Extract exactly those lines that lie between the start of the material and the line with "1.01, 0.82, 0.65]", including both boundary lines and no others.
——————
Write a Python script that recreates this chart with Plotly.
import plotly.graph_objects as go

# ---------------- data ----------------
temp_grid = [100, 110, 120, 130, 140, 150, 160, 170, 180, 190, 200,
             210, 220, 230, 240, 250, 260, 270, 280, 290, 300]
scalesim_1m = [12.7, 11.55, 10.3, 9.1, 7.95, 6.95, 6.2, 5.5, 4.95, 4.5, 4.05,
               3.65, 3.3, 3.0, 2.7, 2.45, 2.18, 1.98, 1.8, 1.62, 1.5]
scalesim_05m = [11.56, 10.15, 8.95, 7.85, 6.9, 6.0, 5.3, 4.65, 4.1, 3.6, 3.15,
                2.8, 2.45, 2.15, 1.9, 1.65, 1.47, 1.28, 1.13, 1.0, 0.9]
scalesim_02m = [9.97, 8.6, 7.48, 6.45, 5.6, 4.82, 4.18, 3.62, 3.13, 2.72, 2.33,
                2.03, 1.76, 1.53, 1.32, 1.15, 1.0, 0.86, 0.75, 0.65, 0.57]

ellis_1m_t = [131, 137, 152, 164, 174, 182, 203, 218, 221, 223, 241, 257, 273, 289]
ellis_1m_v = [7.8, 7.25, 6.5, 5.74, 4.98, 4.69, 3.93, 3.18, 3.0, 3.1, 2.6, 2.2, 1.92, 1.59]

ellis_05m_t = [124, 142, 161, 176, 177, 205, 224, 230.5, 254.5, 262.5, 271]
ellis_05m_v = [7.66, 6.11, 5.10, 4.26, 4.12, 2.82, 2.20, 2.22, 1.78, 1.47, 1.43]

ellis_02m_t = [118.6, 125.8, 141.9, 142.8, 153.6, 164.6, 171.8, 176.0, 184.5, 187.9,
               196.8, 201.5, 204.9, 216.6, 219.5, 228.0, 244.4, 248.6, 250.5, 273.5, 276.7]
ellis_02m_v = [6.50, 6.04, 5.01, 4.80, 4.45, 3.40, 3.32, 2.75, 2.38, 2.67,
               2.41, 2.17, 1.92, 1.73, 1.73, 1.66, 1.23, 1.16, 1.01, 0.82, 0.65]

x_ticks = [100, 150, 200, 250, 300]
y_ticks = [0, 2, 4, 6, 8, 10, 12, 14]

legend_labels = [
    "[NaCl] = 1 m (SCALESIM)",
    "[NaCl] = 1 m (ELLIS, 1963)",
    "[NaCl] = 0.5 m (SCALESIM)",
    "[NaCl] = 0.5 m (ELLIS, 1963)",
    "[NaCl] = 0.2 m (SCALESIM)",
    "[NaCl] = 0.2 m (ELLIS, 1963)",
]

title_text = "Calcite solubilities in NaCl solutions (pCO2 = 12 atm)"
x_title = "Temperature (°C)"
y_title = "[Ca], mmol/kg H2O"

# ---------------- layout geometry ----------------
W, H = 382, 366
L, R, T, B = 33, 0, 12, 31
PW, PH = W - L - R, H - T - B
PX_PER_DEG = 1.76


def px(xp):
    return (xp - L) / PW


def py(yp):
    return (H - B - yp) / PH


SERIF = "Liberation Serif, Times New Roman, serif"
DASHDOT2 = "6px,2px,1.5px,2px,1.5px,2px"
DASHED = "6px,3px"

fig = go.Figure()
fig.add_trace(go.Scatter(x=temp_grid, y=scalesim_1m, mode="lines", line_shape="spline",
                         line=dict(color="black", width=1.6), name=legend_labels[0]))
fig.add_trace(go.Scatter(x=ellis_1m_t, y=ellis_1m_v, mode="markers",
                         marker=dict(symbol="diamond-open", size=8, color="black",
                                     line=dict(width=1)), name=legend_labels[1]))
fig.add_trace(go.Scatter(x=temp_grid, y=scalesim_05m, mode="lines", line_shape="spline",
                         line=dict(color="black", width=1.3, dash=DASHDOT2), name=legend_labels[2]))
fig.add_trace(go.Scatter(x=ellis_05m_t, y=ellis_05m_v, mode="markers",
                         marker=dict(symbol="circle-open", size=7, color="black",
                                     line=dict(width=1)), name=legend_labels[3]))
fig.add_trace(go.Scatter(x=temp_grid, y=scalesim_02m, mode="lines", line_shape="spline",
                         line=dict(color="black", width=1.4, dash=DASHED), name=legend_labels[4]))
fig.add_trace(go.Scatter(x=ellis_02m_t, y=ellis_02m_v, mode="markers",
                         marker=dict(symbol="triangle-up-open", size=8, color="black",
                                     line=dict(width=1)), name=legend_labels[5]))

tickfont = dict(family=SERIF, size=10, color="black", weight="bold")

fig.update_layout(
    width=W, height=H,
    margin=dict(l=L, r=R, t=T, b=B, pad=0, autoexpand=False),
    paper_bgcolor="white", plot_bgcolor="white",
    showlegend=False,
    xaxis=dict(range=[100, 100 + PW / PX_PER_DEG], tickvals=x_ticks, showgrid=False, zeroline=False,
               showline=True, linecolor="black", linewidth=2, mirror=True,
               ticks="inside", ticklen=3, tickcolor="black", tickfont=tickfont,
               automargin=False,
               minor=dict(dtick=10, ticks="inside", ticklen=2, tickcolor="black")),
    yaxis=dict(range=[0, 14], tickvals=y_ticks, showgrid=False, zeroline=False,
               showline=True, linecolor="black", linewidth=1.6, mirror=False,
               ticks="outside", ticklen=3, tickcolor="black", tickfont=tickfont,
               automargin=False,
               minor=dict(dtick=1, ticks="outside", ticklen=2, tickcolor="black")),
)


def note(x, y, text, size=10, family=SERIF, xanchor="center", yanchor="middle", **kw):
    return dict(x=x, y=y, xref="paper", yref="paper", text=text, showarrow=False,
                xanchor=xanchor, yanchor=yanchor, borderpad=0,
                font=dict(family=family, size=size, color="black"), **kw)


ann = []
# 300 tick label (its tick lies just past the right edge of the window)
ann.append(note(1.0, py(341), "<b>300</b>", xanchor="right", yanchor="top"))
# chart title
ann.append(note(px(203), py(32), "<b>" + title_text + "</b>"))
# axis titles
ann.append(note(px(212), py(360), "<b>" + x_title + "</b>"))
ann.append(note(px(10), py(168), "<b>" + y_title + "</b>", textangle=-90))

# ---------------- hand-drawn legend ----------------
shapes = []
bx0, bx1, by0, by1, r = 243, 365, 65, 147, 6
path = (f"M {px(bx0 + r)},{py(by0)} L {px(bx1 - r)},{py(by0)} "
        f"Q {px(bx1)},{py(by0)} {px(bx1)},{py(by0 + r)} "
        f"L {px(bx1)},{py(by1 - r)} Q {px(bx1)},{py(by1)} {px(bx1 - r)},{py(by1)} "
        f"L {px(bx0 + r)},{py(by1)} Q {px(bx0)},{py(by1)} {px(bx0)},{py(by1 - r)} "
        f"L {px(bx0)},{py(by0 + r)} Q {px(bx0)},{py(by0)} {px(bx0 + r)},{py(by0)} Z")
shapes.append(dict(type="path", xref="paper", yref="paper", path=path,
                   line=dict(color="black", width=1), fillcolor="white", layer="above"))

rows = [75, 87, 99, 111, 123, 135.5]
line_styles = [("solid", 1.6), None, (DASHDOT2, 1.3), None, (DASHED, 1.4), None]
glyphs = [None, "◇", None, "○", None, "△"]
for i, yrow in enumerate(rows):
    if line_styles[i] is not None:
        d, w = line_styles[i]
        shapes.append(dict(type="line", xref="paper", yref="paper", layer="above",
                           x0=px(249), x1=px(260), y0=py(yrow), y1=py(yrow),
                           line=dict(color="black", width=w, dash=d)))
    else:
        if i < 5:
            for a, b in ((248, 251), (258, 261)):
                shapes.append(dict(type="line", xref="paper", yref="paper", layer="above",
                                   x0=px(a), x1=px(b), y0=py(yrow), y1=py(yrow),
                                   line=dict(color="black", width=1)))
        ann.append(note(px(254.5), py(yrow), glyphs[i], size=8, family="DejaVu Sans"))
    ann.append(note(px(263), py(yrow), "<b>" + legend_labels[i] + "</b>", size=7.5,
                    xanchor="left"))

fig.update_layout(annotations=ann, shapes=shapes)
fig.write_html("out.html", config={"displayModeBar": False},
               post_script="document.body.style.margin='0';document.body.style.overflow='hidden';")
——————
▶ _Result below_
Write a Python script that recreates this chart with Plotly.
import plotly.graph_objects as go

# ---------------- data ----------------
temp_grid = [100, 110, 120, 130, 140, 150, 160, 170, 180, 190, 200,
             210, 220, 230, 240, 250, 260, 270, 280, 290, 300]
scalesim_1m = [12.7, 11.55, 10.3, 9.1, 7.95, 6.95, 6.2, 5.5, 4.95, 4.5, 4.05,
               3.65, 3.3, 3.0, 2.7, 2.45, 2.18, 1.98, 1.8, 1.62, 1.5]
scalesim_05m = [11.56, 10.15, 8.95, 7.85, 6.9, 6.0, 5.3, 4.65, 4.1, 3.6, 3.15,
                2.8, 2.45, 2.15, 1.9, 1.65, 1.47, 1.28, 1.13, 1.0, 0.9]
scalesim_02m = [9.97, 8.6, 7.48, 6.45, 5.6, 4.82, 4.18, 3.62, 3.13, 2.72, 2.33,
                2.03, 1.76, 1.53, 1.32, 1.15, 1.0, 0.86, 0.75, 0.65, 0.57]

ellis_1m_t = [131, 137, 152, 164, 174, 182, 203, 218, 221, 223, 241, 257, 273, 289]
ellis_1m_v = [7.8, 7.25, 6.5, 5.74, 4.98, 4.69, 3.93, 3.18, 3.0, 3.1, 2.6, 2.2, 1.92, 1.59]

ellis_05m_t = [124, 142, 161, 176, 177, 205, 224, 230.5, 254.5, 262.5, 271]
ellis_05m_v = [7.66, 6.11, 5.10, 4.26, 4.12, 2.82, 2.20, 2.22, 1.78, 1.47, 1.43]

ellis_02m_t = [118.6, 125.8, 141.9, 142.8, 153.6, 164.6, 171.8, 176.0, 184.5, 187.9,
               196.8, 201.5, 204.9, 216.6, 219.5, 228.0, 244.4, 248.6, 250.5, 273.5, 276.7]
ellis_02m_v = [6.50, 6.04, 5.01, 4.80, 4.45, 3.40, 3.32, 2.75, 2.38, 2.67,
               2.41, 2.17, 1.92, 1.73, 1.73, 1.66, 1.23, 1.16, 1.01, 0.82, 0.65]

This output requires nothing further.